TASK REQUIREMENTS
Reply with one number: the count of lines in the listing that contain the string "this".

RECORDS TO USE

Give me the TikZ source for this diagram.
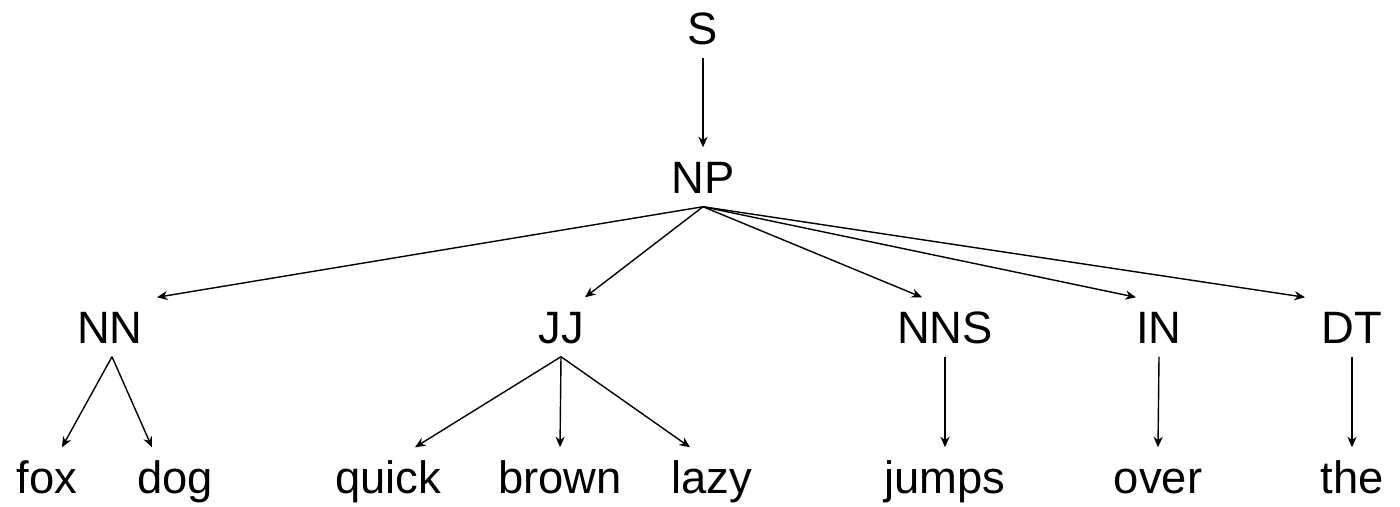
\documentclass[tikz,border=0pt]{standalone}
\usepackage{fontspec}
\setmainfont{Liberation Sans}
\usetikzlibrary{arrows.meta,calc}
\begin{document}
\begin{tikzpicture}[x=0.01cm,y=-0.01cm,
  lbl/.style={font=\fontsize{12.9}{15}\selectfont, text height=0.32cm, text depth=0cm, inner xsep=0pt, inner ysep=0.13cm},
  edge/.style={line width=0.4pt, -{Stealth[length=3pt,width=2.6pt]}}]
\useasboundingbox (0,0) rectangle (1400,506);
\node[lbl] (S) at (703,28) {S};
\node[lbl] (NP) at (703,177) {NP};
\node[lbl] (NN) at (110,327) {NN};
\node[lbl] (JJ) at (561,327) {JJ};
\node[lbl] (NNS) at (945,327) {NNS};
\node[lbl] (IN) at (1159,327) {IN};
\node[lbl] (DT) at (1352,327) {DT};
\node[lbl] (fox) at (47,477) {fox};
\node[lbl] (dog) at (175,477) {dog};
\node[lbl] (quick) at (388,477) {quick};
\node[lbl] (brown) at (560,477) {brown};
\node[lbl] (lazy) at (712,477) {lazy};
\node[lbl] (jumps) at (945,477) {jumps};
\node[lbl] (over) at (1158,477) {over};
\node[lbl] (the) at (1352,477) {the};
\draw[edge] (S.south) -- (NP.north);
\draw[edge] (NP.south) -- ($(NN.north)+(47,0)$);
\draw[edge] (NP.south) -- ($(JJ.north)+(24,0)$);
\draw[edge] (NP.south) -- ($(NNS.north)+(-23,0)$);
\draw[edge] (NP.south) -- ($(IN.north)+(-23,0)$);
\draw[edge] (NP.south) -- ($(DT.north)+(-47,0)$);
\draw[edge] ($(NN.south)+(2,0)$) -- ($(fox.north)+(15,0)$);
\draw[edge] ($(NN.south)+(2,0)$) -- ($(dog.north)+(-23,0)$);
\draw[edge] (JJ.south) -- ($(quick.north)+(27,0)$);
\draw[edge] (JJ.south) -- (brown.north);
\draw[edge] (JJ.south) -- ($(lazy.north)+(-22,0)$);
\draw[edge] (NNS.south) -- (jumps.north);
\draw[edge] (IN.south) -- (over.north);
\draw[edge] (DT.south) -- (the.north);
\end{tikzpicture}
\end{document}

...

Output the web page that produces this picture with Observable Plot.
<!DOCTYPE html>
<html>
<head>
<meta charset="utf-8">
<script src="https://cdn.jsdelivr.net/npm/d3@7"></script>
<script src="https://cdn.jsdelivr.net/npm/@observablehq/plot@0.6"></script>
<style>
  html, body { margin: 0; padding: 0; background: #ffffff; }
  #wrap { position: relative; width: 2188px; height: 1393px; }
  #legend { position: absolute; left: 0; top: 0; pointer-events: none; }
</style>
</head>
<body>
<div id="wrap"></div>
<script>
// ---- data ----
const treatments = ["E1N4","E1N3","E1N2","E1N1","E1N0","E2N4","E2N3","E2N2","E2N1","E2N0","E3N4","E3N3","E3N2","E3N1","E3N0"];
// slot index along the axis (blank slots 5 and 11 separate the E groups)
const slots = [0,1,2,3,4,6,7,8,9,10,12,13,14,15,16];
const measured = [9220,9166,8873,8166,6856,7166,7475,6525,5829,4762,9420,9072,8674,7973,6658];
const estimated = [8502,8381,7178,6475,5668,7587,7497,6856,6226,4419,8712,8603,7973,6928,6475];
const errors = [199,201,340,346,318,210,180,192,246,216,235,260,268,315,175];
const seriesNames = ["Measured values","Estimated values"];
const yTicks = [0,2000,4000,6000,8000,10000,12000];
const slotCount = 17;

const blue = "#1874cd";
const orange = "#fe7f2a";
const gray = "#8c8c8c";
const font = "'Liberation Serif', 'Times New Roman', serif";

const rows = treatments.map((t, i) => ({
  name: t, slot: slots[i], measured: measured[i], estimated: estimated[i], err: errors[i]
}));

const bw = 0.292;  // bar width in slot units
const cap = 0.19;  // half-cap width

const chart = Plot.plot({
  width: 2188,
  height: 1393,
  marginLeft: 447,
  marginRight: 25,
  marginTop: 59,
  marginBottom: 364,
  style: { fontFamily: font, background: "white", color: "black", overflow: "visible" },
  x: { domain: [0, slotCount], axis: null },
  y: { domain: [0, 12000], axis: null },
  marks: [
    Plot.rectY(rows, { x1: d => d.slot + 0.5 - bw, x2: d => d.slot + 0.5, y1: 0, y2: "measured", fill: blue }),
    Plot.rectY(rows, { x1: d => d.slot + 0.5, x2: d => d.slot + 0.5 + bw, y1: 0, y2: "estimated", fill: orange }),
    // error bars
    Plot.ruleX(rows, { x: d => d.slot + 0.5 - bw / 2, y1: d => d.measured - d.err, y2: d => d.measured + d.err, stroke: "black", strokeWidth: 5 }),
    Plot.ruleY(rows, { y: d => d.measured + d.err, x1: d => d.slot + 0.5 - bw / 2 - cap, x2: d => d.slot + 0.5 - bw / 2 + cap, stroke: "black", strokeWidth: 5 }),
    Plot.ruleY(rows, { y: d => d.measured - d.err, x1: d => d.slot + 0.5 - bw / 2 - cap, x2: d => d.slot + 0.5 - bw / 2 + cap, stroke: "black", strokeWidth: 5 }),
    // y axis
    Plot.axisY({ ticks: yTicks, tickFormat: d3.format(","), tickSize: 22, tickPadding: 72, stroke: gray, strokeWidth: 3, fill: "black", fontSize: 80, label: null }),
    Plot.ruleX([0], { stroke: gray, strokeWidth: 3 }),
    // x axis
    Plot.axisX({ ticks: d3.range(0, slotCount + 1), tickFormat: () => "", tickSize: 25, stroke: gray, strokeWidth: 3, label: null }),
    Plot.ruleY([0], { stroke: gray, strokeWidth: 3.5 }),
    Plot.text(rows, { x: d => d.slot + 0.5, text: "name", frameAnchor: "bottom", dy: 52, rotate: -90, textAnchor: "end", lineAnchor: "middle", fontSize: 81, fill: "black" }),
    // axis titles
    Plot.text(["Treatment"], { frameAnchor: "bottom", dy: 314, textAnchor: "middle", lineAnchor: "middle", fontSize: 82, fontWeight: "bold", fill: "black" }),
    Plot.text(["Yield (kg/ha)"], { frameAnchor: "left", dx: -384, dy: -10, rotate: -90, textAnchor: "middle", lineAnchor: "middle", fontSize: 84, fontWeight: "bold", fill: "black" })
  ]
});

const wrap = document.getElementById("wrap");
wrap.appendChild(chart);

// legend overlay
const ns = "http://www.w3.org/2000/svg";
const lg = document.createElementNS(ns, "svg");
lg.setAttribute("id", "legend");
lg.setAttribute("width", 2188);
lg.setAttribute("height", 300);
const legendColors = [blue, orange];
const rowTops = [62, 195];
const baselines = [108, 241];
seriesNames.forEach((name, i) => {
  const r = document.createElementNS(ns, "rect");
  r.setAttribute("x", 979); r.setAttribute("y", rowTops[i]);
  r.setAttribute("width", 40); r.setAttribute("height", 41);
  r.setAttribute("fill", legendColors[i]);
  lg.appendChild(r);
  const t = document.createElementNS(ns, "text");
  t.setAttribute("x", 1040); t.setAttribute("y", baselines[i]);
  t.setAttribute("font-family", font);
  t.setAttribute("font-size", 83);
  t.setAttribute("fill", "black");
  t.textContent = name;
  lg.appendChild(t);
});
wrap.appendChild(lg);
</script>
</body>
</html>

RESULT
2